We’re talking about the battle of the sexes behind the wheel – are men better drivers than women, or is it the other way around?
Driving stereotypes are ingrained and hard to shift. Thus, female drivers are often tagged as unable to park properly – especially reversing into a parking space – while male motorists are too often seen as aggressive, fast driving types who would rather turn a one-hour journey into a six-hour trip than simply ask for directions.
But are these truths or myths? And in the ongoing contest of women drivers versus their male counterparts, who are the better drivers?
Recent research seems to favour females. In fact, the Telegraph reported both in 2015 and 2016 that surveys revealed women are the ‘better’ drivers. Tests on motorists while in the car and when approaching London’s busy Hyde Park Corner junction yielded a stronger performance from women, who scored 23.6 points from a maximum of 30. The male drivers monitored managed 19.8 points in comparison.
Some of the results showed clear divides between driving behaviours. For example, 14% of men were witnessed ‘cutting dangerously into traffic’ while only 1% of women were. When it came to ‘driving too close to the vehicle in front’, 27% of men did so; only 4% of women did. And 79% of female drivers were considered to have shown ‘adequate use of mirrors’ compared to just 46% of men. Of course, this isn’t a definitive verdict but an interesting sample study.
Meanwhile, in this article titled 13 driving myths uncovered created by RAC Breakdown cover – data from an NCP survey suggested women were also more skilled at parking than men. It used surveillance on 2,500 drivers across 700 NCP car parks to come to the conclusion that while men were quicker at parking, women were more likely to park cars ‘in the middle of a bay’.
Driving proficiency obviously has a bearing on road safety but also insurance costs. Historically, primarily because male drivers are involved in a higher proportion of road traffic accidents, they were typically charged more for insurance than women. However, an EU ruling in December 2012 prevented insurance companies from discriminating on the basis of gender alone, instead pricing premiums of other data.

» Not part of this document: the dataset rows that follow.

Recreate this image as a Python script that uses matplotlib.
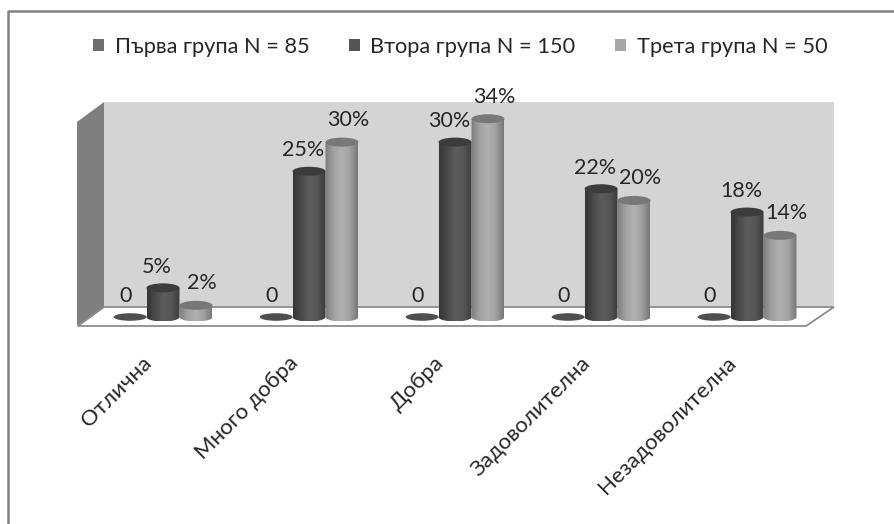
import numpy as np
import matplotlib
matplotlib.use('Agg')
import matplotlib.pyplot as plt
from matplotlib.colors import LinearSegmentedColormap
from matplotlib.patches import Ellipse, Patch, Polygon, PathPatch
from matplotlib.path import Path

plt.rcParams['font.family'] = ['Lato', 'Open Sans', 'DejaVu Sans']

categories = ['Отлична', 'Много добра', 'Добра', 'Задоволителна', 'Незадоволителна']
series_names = ['Първа група N = 85', 'Втора група N = 150', 'Трета група N = 50']
first_group = [0, 0, 0, 0, 0]
second_group = [5, 25, 30, 22, 18]
third_group = [2, 30, 34, 20, 14]

W, H = 894, 524
PX_X = 146.0   # px per category
PX_Y = 5.83    # px per percent
X0, Y0 = 163, 317   # pixel of category 0 / 0 %
BAR_W = 33 / PX_X
CAP = 4.5 / PX_Y
TEXT = '#262626'
LABEL_SIZE = 15.5

dark_cmap = LinearSegmentedColormap.from_list('d', ['#363636', '#4a4a4a', '#5c5c5c', '#565656', '#3c3c3c'])
light_cmap = LinearSegmentedColormap.from_list('l', ['#7c7c7c', '#a0a0a0', '#b0b0b0', '#a2a2a2', '#787878'])

fig = plt.figure(figsize=(W / 100, H / 100), dpi=100, facecolor='white')

# background: frame and 3D box in pixel coordinates
bg = fig.add_axes([0, 0, 1, 1])
bg.set_xlim(0, W)
bg.set_ylim(H, 0)
bg.axis('off')
bg.plot([8, 8, W], [H, 11, 11], color='#808080', lw=1.8)
bg.add_patch(Polygon([(104, 102), (834, 102), (834, 307), (104, 307)], fc='#d4d4d4', ec='none'))
bg.add_patch(Polygon([(77, 122), (104, 102), (104, 307), (77, 326)], fc='#7f7f7f', ec='none'))
bg.add_patch(Polygon([(78, 326), (104, 307), (834, 307), (806, 326)], fc='white', ec='#8c8c8c', lw=1.3))

# main axes: x = category, y = percent
ax = fig.add_axes([0, 0, 1, 1])
ax.patch.set_alpha(0)
ax.axis('off')
xlim = (-X0 / PX_X, (W - X0) / PX_X)
ylim = ((Y0 - H) / PX_Y, Y0 / PX_Y)


def cylinder(x, v, cmap, top):
    t = np.linspace(0, np.pi, 30)
    xs = x + BAR_W / 2 * np.cos(t)
    ys = -CAP * np.sin(t)
    verts = np.r_[[(x - BAR_W / 2, v)], [(x + BAR_W / 2, v)], np.c_[xs, ys]]
    clip = PathPatch(Path(np.r_[verts, verts[:1]]), transform=ax.transData, fc='none', ec='none')
    ax.add_patch(clip)
    im = ax.imshow(np.linspace(0, 1, 64)[None, :], extent=(x - BAR_W / 2, x + BAR_W / 2, -CAP, v),
                   aspect='auto', cmap=cmap, zorder=3)
    im.set_clip_path(clip)
    ax.add_patch(Ellipse((x, v), BAR_W, 2 * CAP, fc=top, ec='none', zorder=3.1))


for i in range(len(categories)):
    ax.add_patch(Ellipse((i - 0.225, first_group[i]), BAR_W, 1.3, fc='#4f4f4f', ec='none', zorder=2))
    ax.annotate(str(first_group[i]), (i - 0.225, first_group[i]), xytext=(-5, 21), textcoords='offset pixels',
                ha='center', va='center', fontsize=LABEL_SIZE, color=TEXT, zorder=5)
    cylinder(i, second_group[i], dark_cmap, '#3c3c3c')
    ax.annotate(f'{second_group[i]}%', (i, second_group[i]), xytext=(-6, 21), textcoords='offset pixels',
                ha='center', va='center', fontsize=LABEL_SIZE, color=TEXT, zorder=5)
    cylinder(i + 0.226, third_group[i], light_cmap, '#787878')
    ax.annotate(f'{third_group[i]}%', (i + 0.226, third_group[i]), xytext=(6, 22), textcoords='offset pixels',
                ha='center', va='center', fontsize=LABEL_SIZE, color=TEXT, zorder=5)
    ax.annotate(categories[i], (i, 0), xytext=(-14, -43), textcoords='offset pixels', rotation=45,
                rotation_mode='anchor', ha='right', va='center', fontsize=16, color=TEXT)

ax.set_xlim(xlim)
ax.set_ylim(ylim)

handles = [Patch(fc=c, ec='none') for c in ['#6e6e6e', '#555555', '#a6a6a6']]
fig.legend(handles, series_names, ncol=3, loc='center', bbox_to_anchor=(460 / W, 1 - 47 / H), frameon=False,
           fontsize=15.7, labelcolor=TEXT, handlelength=0.5, handleheight=0.5, handletextpad=0.5, columnspacing=1.8)

fig.savefig('out.png', dpi=100, facecolor='white')
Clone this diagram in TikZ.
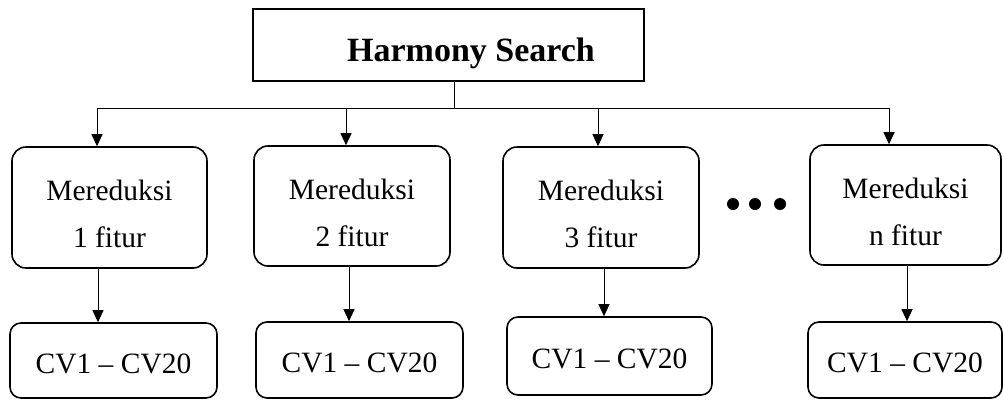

What happens to that ruling in the wake of the Brexit decision remains to be seen.
What’s interesting is that, according to an article published by the Guardian earlier in 2017, instead of the price gap between men and women narrowing, it has widened. Back in 2012, it says, male drivers paid on average £27 more for an annual car insurance policy. Now, that amount has grown to £101. Despite the ruling, in general terms, women drivers have benefited from insurance pricing. Men are still considered higher risk. Instead, insurers are increasingly using more targeted data and analysing specific factors such as age, driving history and occupation calculate premiums based on the probability of risk.
As an extension of that, telematics – also known as black box – insurance is a way of monitoring driver behaviour and performance, as a means of rewarding safer drivers with lower premiums. It can track braking and acceleration to calculate a driving ‘score’ which could then lead to a reduced price at renewal time.
This means, regardless of whether you’re a man or woman, you have the ability to lower your insurance costs by driving carefully and responsibly – although black box insurance is usually available to younger motorists only.